● **Exercise requirements**
Reproduce all the material exactly, minus any pictures it holds.

● **Task data**
========================================

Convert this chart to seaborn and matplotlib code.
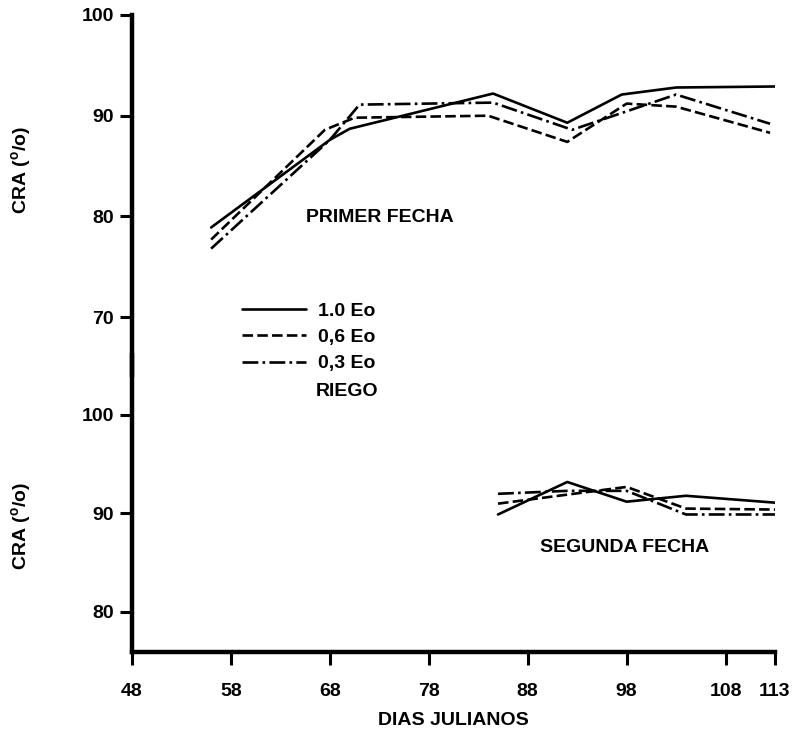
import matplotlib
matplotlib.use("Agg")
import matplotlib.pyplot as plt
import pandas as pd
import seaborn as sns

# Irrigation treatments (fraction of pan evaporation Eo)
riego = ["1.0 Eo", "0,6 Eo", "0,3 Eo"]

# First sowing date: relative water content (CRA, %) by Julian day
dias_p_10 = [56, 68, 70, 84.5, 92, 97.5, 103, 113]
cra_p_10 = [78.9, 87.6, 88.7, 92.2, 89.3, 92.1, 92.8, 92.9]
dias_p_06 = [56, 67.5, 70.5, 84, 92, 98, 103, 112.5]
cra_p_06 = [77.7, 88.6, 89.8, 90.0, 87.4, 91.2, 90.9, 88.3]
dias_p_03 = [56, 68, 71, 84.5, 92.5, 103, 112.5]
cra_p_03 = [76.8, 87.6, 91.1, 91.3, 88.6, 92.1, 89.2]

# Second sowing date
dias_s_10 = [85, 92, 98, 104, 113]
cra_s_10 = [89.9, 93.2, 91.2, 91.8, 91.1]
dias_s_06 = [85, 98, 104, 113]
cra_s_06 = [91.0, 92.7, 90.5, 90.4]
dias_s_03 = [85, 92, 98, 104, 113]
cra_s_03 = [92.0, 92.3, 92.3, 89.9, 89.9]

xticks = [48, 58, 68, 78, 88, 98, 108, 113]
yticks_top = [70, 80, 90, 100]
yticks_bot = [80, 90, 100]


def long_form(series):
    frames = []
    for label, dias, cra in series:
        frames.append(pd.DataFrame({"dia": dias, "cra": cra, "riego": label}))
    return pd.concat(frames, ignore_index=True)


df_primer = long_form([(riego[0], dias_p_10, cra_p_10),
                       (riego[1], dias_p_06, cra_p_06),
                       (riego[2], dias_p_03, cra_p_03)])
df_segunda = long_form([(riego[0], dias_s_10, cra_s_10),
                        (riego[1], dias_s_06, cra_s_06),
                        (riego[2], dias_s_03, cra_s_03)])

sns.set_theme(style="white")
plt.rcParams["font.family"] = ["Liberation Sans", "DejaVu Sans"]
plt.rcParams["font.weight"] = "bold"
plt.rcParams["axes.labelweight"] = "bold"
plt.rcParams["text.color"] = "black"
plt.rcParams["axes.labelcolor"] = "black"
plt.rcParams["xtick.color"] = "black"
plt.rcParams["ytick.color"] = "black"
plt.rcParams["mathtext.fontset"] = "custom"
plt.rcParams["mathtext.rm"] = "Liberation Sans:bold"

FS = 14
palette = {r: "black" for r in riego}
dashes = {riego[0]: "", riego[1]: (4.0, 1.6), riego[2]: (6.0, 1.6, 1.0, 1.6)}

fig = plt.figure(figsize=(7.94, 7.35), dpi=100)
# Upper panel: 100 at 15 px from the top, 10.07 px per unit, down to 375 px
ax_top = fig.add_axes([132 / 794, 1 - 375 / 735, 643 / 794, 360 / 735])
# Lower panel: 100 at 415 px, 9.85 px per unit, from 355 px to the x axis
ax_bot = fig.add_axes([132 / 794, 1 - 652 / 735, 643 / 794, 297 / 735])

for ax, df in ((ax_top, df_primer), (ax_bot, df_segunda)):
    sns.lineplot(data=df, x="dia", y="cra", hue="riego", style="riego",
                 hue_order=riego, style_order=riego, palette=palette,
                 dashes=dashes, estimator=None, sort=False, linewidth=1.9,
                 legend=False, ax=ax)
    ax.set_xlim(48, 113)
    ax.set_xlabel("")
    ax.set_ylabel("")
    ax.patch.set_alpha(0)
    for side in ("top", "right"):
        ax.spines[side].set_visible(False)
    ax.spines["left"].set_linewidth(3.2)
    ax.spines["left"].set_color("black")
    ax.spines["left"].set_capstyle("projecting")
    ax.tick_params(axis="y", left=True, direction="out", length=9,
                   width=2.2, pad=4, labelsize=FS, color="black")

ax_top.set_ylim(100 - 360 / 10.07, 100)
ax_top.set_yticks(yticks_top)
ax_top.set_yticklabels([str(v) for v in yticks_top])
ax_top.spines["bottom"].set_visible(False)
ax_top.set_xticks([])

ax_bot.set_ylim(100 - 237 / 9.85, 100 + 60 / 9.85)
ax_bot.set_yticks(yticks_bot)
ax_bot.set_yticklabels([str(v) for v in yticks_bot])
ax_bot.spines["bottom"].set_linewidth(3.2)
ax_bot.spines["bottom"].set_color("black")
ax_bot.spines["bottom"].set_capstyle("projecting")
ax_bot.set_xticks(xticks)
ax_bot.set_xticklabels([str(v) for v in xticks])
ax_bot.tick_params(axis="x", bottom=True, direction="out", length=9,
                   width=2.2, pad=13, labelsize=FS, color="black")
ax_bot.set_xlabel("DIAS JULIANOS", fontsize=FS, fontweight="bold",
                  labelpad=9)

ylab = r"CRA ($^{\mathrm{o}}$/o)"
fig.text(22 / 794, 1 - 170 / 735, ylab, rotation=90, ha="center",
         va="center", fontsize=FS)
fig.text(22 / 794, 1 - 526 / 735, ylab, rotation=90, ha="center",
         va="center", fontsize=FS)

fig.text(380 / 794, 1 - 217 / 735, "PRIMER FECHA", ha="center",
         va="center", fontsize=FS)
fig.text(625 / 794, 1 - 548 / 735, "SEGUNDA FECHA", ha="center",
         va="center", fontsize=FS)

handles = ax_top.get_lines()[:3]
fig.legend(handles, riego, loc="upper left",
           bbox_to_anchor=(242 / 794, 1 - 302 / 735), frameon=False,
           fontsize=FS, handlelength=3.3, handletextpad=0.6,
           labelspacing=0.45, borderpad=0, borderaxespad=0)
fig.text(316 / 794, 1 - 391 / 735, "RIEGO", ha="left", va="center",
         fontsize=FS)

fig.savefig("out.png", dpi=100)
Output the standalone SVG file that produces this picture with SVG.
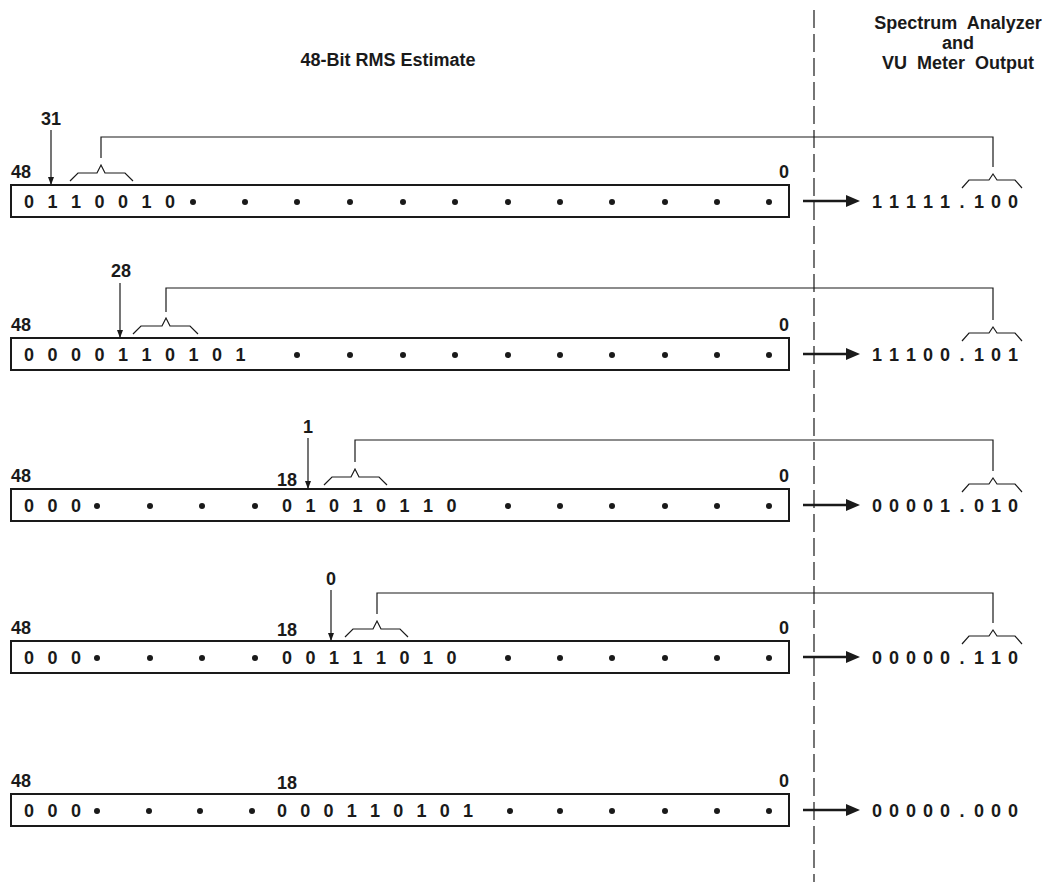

========================================

● **Answer to this exercise**
Convert this chart to seaborn and matplotlib code.
import matplotlib
matplotlib.use("Agg")
import matplotlib.pyplot as plt
import pandas as pd
import seaborn as sns

# Irrigation treatments (fraction of pan evaporation Eo)
riego = ["1.0 Eo", "0,6 Eo", "0,3 Eo"]

# First sowing date: relative water content (CRA, %) by Julian day
dias_p_10 = [56, 68, 70, 84.5, 92, 97.5, 103, 113]
cra_p_10 = [78.9, 87.6, 88.7, 92.2, 89.3, 92.1, 92.8, 92.9]
dias_p_06 = [56, 67.5, 70.5, 84, 92, 98, 103, 112.5]
cra_p_06 = [77.7, 88.6, 89.8, 90.0, 87.4, 91.2, 90.9, 88.3]
dias_p_03 = [56, 68, 71, 84.5, 92.5, 103, 112.5]
cra_p_03 = [76.8, 87.6, 91.1, 91.3, 88.6, 92.1, 89.2]

# Second sowing date
dias_s_10 = [85, 92, 98, 104, 113]
cra_s_10 = [89.9, 93.2, 91.2, 91.8, 91.1]
dias_s_06 = [85, 98, 104, 113]
cra_s_06 = [91.0, 92.7, 90.5, 90.4]
dias_s_03 = [85, 92, 98, 104, 113]
cra_s_03 = [92.0, 92.3, 92.3, 89.9, 89.9]

xticks = [48, 58, 68, 78, 88, 98, 108, 113]
yticks_top = [70, 80, 90, 100]
yticks_bot = [80, 90, 100]


def long_form(series):
    frames = []
    for label, dias, cra in series:
        frames.append(pd.DataFrame({"dia": dias, "cra": cra, "riego": label}))
    return pd.concat(frames, ignore_index=True)


df_primer = long_form([(riego[0], dias_p_10, cra_p_10),
                       (riego[1], dias_p_06, cra_p_06),
                       (riego[2], dias_p_03, cra_p_03)])
df_segunda = long_form([(riego[0], dias_s_10, cra_s_10),
                        (riego[1], dias_s_06, cra_s_06),
                        (riego[2], dias_s_03, cra_s_03)])

sns.set_theme(style="white")
plt.rcParams["font.family"] = ["Liberation Sans", "DejaVu Sans"]
plt.rcParams["font.weight"] = "bold"
plt.rcParams["axes.labelweight"] = "bold"
plt.rcParams["text.color"] = "black"
plt.rcParams["axes.labelcolor"] = "black"
plt.rcParams["xtick.color"] = "black"
plt.rcParams["ytick.color"] = "black"
plt.rcParams["mathtext.fontset"] = "custom"
plt.rcParams["mathtext.rm"] = "Liberation Sans:bold"

FS = 14
palette = {r: "black" for r in riego}
dashes = {riego[0]: "", riego[1]: (4.0, 1.6), riego[2]: (6.0, 1.6, 1.0, 1.6)}

fig = plt.figure(figsize=(7.94, 7.35), dpi=100)
# Upper panel: 100 at 15 px from the top, 10.07 px per unit, down to 375 px
ax_top = fig.add_axes([132 / 794, 1 - 375 / 735, 643 / 794, 360 / 735])
# Lower panel: 100 at 415 px, 9.85 px per unit, from 355 px to the x axis
ax_bot = fig.add_axes([132 / 794, 1 - 652 / 735, 643 / 794, 297 / 735])

for ax, df in ((ax_top, df_primer), (ax_bot, df_segunda)):
    sns.lineplot(data=df, x="dia", y="cra", hue="riego", style="riego",
                 hue_order=riego, style_order=riego, palette=palette,
                 dashes=dashes, estimator=None, sort=False, linewidth=1.9,
                 legend=False, ax=ax)
    ax.set_xlim(48, 113)
    ax.set_xlabel("")
    ax.set_ylabel("")
    ax.patch.set_alpha(0)
    for side in ("top", "right"):
        ax.spines[side].set_visible(False)
    ax.spines["left"].set_linewidth(3.2)
    ax.spines["left"].set_color("black")
    ax.spines["left"].set_capstyle("projecting")
    ax.tick_params(axis="y", left=True, direction="out", length=9,
                   width=2.2, pad=4, labelsize=FS, color="black")

ax_top.set_ylim(100 - 360 / 10.07, 100)
ax_top.set_yticks(yticks_top)
ax_top.set_yticklabels([str(v) for v in yticks_top])
ax_top.spines["bottom"].set_visible(False)
ax_top.set_xticks([])

ax_bot.set_ylim(100 - 237 / 9.85, 100 + 60 / 9.85)
ax_bot.set_yticks(yticks_bot)
ax_bot.set_yticklabels([str(v) for v in yticks_bot])
ax_bot.spines["bottom"].set_linewidth(3.2)
ax_bot.spines["bottom"].set_color("black")
ax_bot.spines["bottom"].set_capstyle("projecting")
ax_bot.set_xticks(xticks)
ax_bot.set_xticklabels([str(v) for v in xticks])
ax_bot.tick_params(axis="x", bottom=True, direction="out", length=9,
                   width=2.2, pad=13, labelsize=FS, color="black")
ax_bot.set_xlabel("DIAS JULIANOS", fontsize=FS, fontweight="bold",
                  labelpad=9)

ylab = r"CRA ($^{\mathrm{o}}$/o)"
fig.text(22 / 794, 1 - 170 / 735, ylab, rotation=90, ha="center",
         va="center", fontsize=FS)
fig.text(22 / 794, 1 - 526 / 735, ylab, rotation=90, ha="center",
         va="center", fontsize=FS)

fig.text(380 / 794, 1 - 217 / 735, "PRIMER FECHA", ha="center",
         va="center", fontsize=FS)
fig.text(625 / 794, 1 - 548 / 735, "SEGUNDA FECHA", ha="center",
         va="center", fontsize=FS)

handles = ax_top.get_lines()[:3]
fig.legend(handles, riego, loc="upper left",
           bbox_to_anchor=(242 / 794, 1 - 302 / 735), frameon=False,
           fontsize=FS, handlelength=3.3, handletextpad=0.6,
           labelspacing=0.45, borderpad=0, borderaxespad=0)
fig.text(316 / 794, 1 - 391 / 735, "RIEGO", ha="left", va="center",
         fontsize=FS)

fig.savefig("out.png", dpi=100)
Output the standalone SVG file that produces this picture with SVG.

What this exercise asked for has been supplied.